All Christians have been taught that God is all loving and all good. What is de-emphasized is the Old Testament stories about God killing innocent women and children. Further, he was okay with slavery (see the Tenth Commandment). He also bragged about his great powers  saying, I form the light, and create darkness: I make peace, and create evil. I the Lord do all these things (Isaiah 45:7).”  As I’ve said before, please remind me why we pray to such a god.

Jesus was the messiah

Of course, my minister failed to mention that:

  • Jesus was never named Immanuel, as required by Old Testament prophecy.
  • Jesus could not have been a descendant of King David as required by prophecy since he was supposedly the by-product of a virgin birth, as Joseph was a descendant of King David but Mary wasn’t.
  • Old Testament prophecy was a Jewish idea and, therefore, the concept of a messiah was a Jewish concept. According to Jewish tradition, a messiah had to be a real-life man (e.g. King David was considered to be a messiah) rather than a spiritual concept like the son of God. A Jewish messiah would be required to lead the Jewish people in overcoming their oppressors (in Jesus’ time – the Romans). Obviously, Jesus didn’t qualify in that regard.

Finally, and most importantly, my minister never told me that the god of the Old Testament couldn’t possibly have been the god of the New Testament! You see in the Old Testament, God was visible and talked to and interacted with mankind (e.g. with Adam and Eve, Abraham and Moses). However in the New Testament, Paul and John described God as spirit (invisible) and he never talked or appeared to anyone. Therefore, it was not possible for the God of the New Testament to have been in the Garden of Eden, or to even have given the Ten Commandments to Moses for that matter. It’s a big problem for Christianity – two gods but just one Prime Creator.
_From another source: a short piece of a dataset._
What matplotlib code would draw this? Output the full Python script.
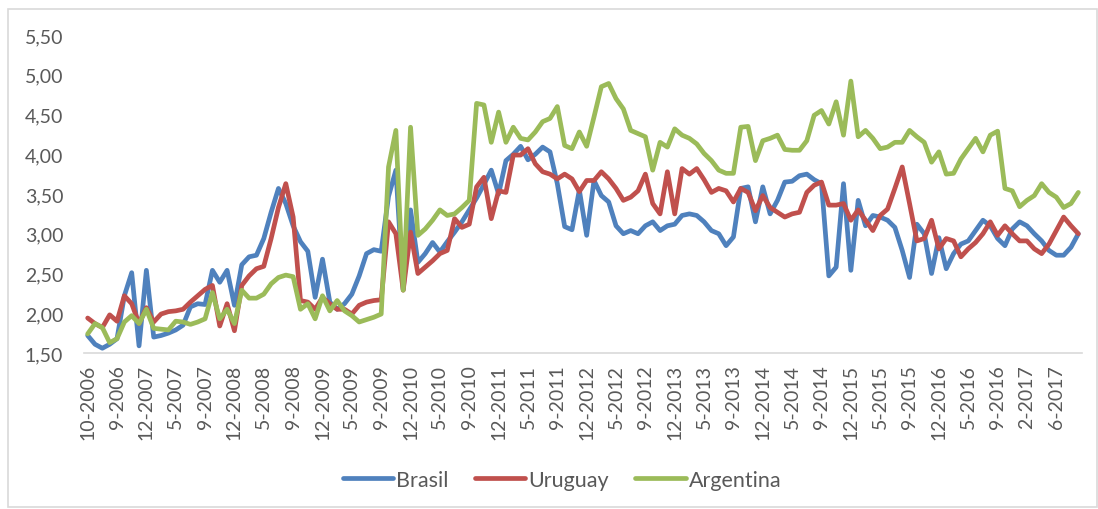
import matplotlib.pyplot as plt
from matplotlib.patches import Rectangle

tick_labels = ['10-2006', '9-2006', '12-2007', '5-2007', '9-2007', '12-2008', '5-2008', '9-2008',
               '12-2009', '5-2009', '9-2009', '12-2010', '5-2010', '9-2010', '12-2011', '5-2011',
               '9-2011', '12-2012', '5-2012', '9-2012', '12-2013', '5-2013', '9-2013', '12-2014',
               '5-2014', '9-2014', '12-2015', '5-2015', '9-2015', '12-2016', '5-2016', '9-2016',
               '2-2017', '6-2017']

brasil = [1.72, 1.61, 1.56, 1.61, 1.68, 2.22, 2.51, 1.59, 2.54, 1.70,
          1.72, 1.75, 1.79, 1.85, 2.08, 2.12, 2.11, 2.54, 2.39, 2.54,
          2.10, 2.61, 2.71, 2.73, 2.94, 3.27, 3.57, 3.38, 3.10, 2.90,
          2.78, 2.20, 2.68, 2.14, 2.05, 2.12, 2.24, 2.47, 2.75, 2.80,
          2.78, 3.47, 3.80, 2.30, 3.30, 2.64, 2.75, 2.89, 2.77, 2.90,
          3.02, 3.15, 3.30, 3.45, 3.62, 3.80, 3.50, 3.92, 4.00, 4.10,
          3.93, 4.00, 4.09, 4.03, 3.63, 3.09, 3.05, 3.55, 2.98, 3.67,
          3.48, 3.40, 3.10, 3.00, 3.04, 3.00, 3.10, 3.15, 3.04, 3.10,
          3.12, 3.23, 3.25, 3.23, 3.15, 3.04, 3.00, 2.85, 2.96, 3.57,
          3.59, 3.15, 3.59, 3.25, 3.42, 3.65, 3.66, 3.73, 3.75, 3.68,
          3.63, 2.47, 2.58, 3.63, 2.54, 3.42, 3.10, 3.23, 3.21, 3.17,
          3.08, 2.79, 2.45, 3.12, 3.00, 2.50, 2.95, 2.56, 2.75, 2.87,
          2.91, 3.04, 3.17, 3.10, 2.94, 2.85, 3.06, 3.15, 3.10, 3.00,
          2.91, 2.79, 2.73, 2.73, 2.83, 3.00]

uruguay = [1.94, 1.87, 1.82, 1.98, 1.90, 2.22, 2.12, 1.87, 2.07, 1.89,
           1.99, 2.02, 2.03, 2.05, 2.14, 2.22, 2.30, 2.35, 1.84, 2.12,
           1.78, 2.35, 2.47, 2.56, 2.59, 2.94, 3.33, 3.63, 3.21, 2.16,
           2.14, 2.05, 2.20, 2.12, 2.05, 2.05, 1.99, 2.10, 2.14, 2.16,
           2.17, 3.15, 3.00, 2.29, 3.02, 2.50, 2.58, 2.66, 2.75, 2.79,
           3.19, 3.08, 3.12, 3.59, 3.71, 3.19, 3.54, 3.52, 3.99, 3.99,
           4.07, 3.88, 3.78, 3.75, 3.69, 3.75, 3.69, 3.53, 3.67, 3.67,
           3.78, 3.69, 3.57, 3.42, 3.46, 3.54, 3.75, 3.38, 3.25, 3.78,
           3.25, 3.82, 3.75, 3.82, 3.68, 3.52, 3.57, 3.54, 3.40, 3.57,
           3.52, 3.29, 3.48, 3.33, 3.27, 3.21, 3.25, 3.27, 3.52, 3.61,
           3.65, 3.36, 3.36, 3.38, 3.17, 3.30, 3.17, 3.04, 3.23, 3.31,
           3.57, 3.84, 3.38, 2.91, 2.94, 3.17, 2.81, 2.94, 2.91, 2.71,
           2.81, 2.89, 3.00, 3.15, 2.98, 3.10, 3.00, 2.91, 2.91, 2.81,
           2.75, 2.87, 3.04, 3.21, 3.10, 3.00]

argentina = [1.74, 1.87, 1.82, 1.63, 1.68, 1.89, 1.97, 1.87, 2.05, 1.81,
             1.80, 1.79, 1.90, 1.89, 1.86, 1.89, 1.93, 2.26, 1.93, 2.05,
             1.87, 2.29, 2.19, 2.19, 2.24, 2.37, 2.45, 2.48, 2.46, 2.05,
             2.12, 1.93, 2.22, 2.03, 2.16, 2.03, 1.97, 1.89, 1.92, 1.95,
             1.99, 3.84, 4.30, 2.29, 4.34, 2.98, 3.06, 3.17, 3.30, 3.23,
             3.25, 3.33, 3.42, 4.64, 4.62, 4.15, 4.53, 4.15, 4.34, 4.20,
             4.18, 4.28, 4.41, 4.45, 4.60, 4.11, 4.07, 4.28, 4.10, 4.47,
             4.85, 4.89, 4.70, 4.57, 4.30, 4.26, 4.22, 3.80, 4.15, 4.09,
             4.32, 4.24, 4.20, 4.13, 4.01, 3.92, 3.80, 3.76, 3.76, 4.34,
             4.35, 3.92, 4.17, 4.20, 4.24, 4.06, 4.05, 4.05, 4.17, 4.49,
             4.55, 4.38, 4.66, 4.24, 4.92, 4.22, 4.30, 4.20, 4.07, 4.09,
             4.15, 4.15, 4.30, 4.22, 4.15, 3.90, 4.03, 3.75, 3.76, 3.94,
             4.07, 4.20, 4.03, 4.24, 4.29, 3.57, 3.54, 3.34, 3.42, 3.48,
             3.63, 3.52, 3.46, 3.33, 3.38, 3.52]

series = [('Brasil', brasil, '#4F81BD'),
          ('Uruguay', uruguay, '#C0504D'),
          ('Argentina', argentina, '#9BBB59')]

plt.rcParams['font.family'] = ['Lato', 'DejaVu Sans']

fig = plt.figure(figsize=(10.98, 5.10), dpi=100)
ax = fig.add_axes([84 / 1098, 156 / 510, 998 / 1098, 318 / 510])

for name, values, color in series:
    ax.plot(range(len(values)), values, color=color, lw=3.4, label=name,
            solid_joinstyle='round', solid_capstyle='round')

ax.set_xlim(-0.5, len(brasil) - 0.5)
ax.set_ylim(1.5, 5.5)
ax.set_yticks([1.5 + 0.5 * k for k in range(9)])
ax.set_yticklabels([f'{1.5 + 0.5 * k:.2f}'.replace('.', ',') for k in range(9)])
ax.set_xticks(range(0, 4 * len(tick_labels), 4))
ax.set_xticklabels(tick_labels, rotation=90)

for side in ['top', 'right', 'left']:
    ax.spines[side].set_visible(False)
ax.spines['bottom'].set_color('#D9D9D9')
ax.spines['bottom'].set_linewidth(1.2)
ax.tick_params(axis='both', length=0, labelsize=14, colors='#595959')
ax.tick_params(axis='y', pad=15)
ax.tick_params(axis='x', pad=8)

fig.legend(loc='center', bbox_to_anchor=(562 / 1098, 1 - 481 / 510), ncol=3,
           frameon=False, fontsize=15.5, labelcolor='#595959',
           handlelength=2.35, handletextpad=0.15, columnspacing=1.2)

fig.patches.append(Rectangle((8 / 1098, 2 / 510), 1089 / 1098, 498 / 510,
                             transform=fig.transFigure, fill=False,
                             edgecolor='#D9D9D9', lw=1.2))

fig.savefig('out.png', dpi=100)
The underlying reason for this dilemma is that the Old Testament is essentially the Jewish Bible, the Tanakh, whereas the New Testament is Christian scripture. As can be plainly seen in the Dead Sea Scrolls, the true origins of Christianity goes back to a Jewish group located at Qumran which was headed by James, the brother of Jesus. These people believed in living by the Torah (because they were Jewish and that was their heritage). Led by Paul, however, Christianity changed some of the historical and cultural Jewish beliefs including the observance of the Torah. For example, they took the Jewish messiah concept (which according to the Dead Sea Scrolls included not one but two messiahs – one a king descended from David and one a high priest from the line of Aaron) and morphed it into a universal savior for all men.

The bigger issue, however, was that the church fathers accepted Jewish scripture (the Old Testament) for their creation story and with it accepted Yahweh as God. The problem is that up until the time of the Babylonian exile (beginning in 597 BC) the Israelites were polytheistic worshipping Yahweh as their personal god (since their covenant with him made them the Chosen People) as well as worshipping many other lesser gods, as can be evidenced from Jewish scripture, archaeological findings and even the Old Testament itself. Incidentally, this concept of lesser gods was the belief of both the Gnostics and Jewish philosopher Philo of Alexandria. They believed that the visible God of the Old Testament was, in actuality, a lesser god, or god with a little “g” as I refer to him. That’s a rather inconvenient truth as Brian McLaren would say.

Perhaps, my minister simply “forgot” that the god of the Old Testament wasn’t actually the Prime Creator, especially since there was no convenient explanation that didn’t totally conflict with church dogma. In any event, sometimes it’s easier to forget than to face the truth.


“And ye shall know the truth, and the truth shall make you free.”